The Illinois AG’s second use of Section 1042 was in a lawsuit initially filed in state court against a for-profit college and its owners. In March 2014, the state court granted the AG’s motion to further amend her complaint to add new counts alleging that the defendants’ practices were unfair and abusive under Dodd-Frank and in May 2014, the defendants (as we predicted) removed the case to a federal district court in Illinois.

On June 16, 2014, the defendants filed a motion with the federal district court to dismiss the amended complaint. Among the arguments made by the defendants in the motion is that the AG lacks authority to bring claims under Section 1042 because (1) her purported authority is derived from the CFPB which is an unconstitutional entity, (2) Illinois law does not give the AG authority to enforce federal law, and (3) the Dodd-Frank UDAAP standard is unconstitutionally vague.

Among the defendants’ arguments for why the CFPB is unconstitutional is that the CFPB’s funding is not subject to the Congressional appropriations process. The defendants assert that because Congress lacks control over the CFPB’s funding, Congress cannot exercise meaningful oversight over the CFPB and the absence of such oversight violates the Constitution’s separation of powers.

Such argument was rejected by a California federal district court in its ruling denying Morgan Drexen’s motion to dismiss the CFPB’s enforcement action filed against it. The argument was also made by ITT Educational Services in its pending motion seeking dismissal of the CFPB’s enforcement action against ITT filed in an Indiana federal court.

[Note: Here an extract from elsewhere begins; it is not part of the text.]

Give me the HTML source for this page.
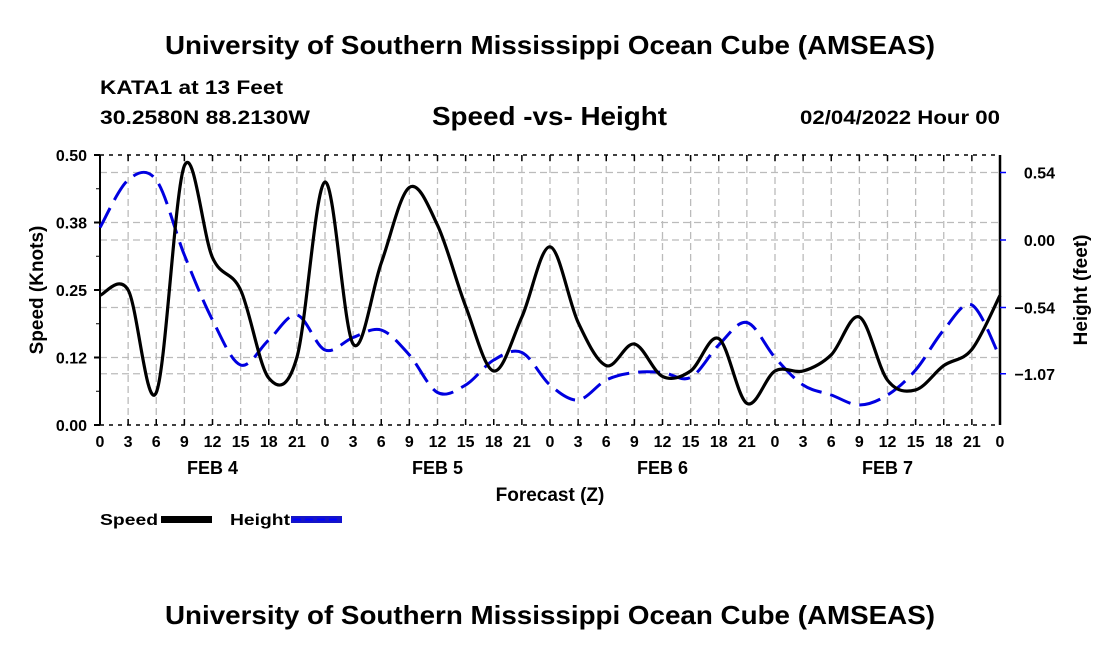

State National Bank of Big Spring, Texas also argued that the CFPB’s funding made it unconstitutional in its lawsuit filed in federal district court in Washington, D.C. which was dismissed for lack of standing and is currently on appeal before the D.C. Circuit.

On June 18, the AG filed a motion asking the court to sever and remand Counts I and II of the amended complaint. In the motion, the AG argues that the facts alleged in Count I, involving alleged misrepresentations and material omissions to students about the defendants’ criminal justice degree program, “do not form a common nucleus of fact” with those alleged in other counts and is therefore outside of the court’s supplemental jurisdiction. With respect to Count II, in which the AG claims that defendants’ in-house financing program was “structurally unfair” under the Illinois Consumer Fraud and Deceptive Practices Act ”is an issue of first impression in Illinois and should be decided by an Illinois state court.” The defendants have filed a response opposing the remand.

New York. In April 2014, Benjamin Lawsky, the Superintendent of the New York Department of Financial Services (DFS), using his Section 1042 authority, brought a civil action in a New York federal court for a violation of the Dodd-Frank UDAAP prohibition against a large subprime auto lender and its CEO and president.  In May 2014, the court entered a preliminary injunction freezing the defendants’ assets and enjoining them from engaging in new loan business and an order appointing a receiver. On June 10, the court denied the defendants’ motion to modify the preliminary injunction. On June 20, an intervenor complaint was filed by the defendants’ secured lender seeking a declaratory judgment as to its lien status and its right to exercise various rights and remedies under its loan agreement with the defendants.

DISCLAIMER: Because of the generality of this update, the information provided herein may not be applicable in all situations and should not be acted upon without specific legal advice based on particular situations.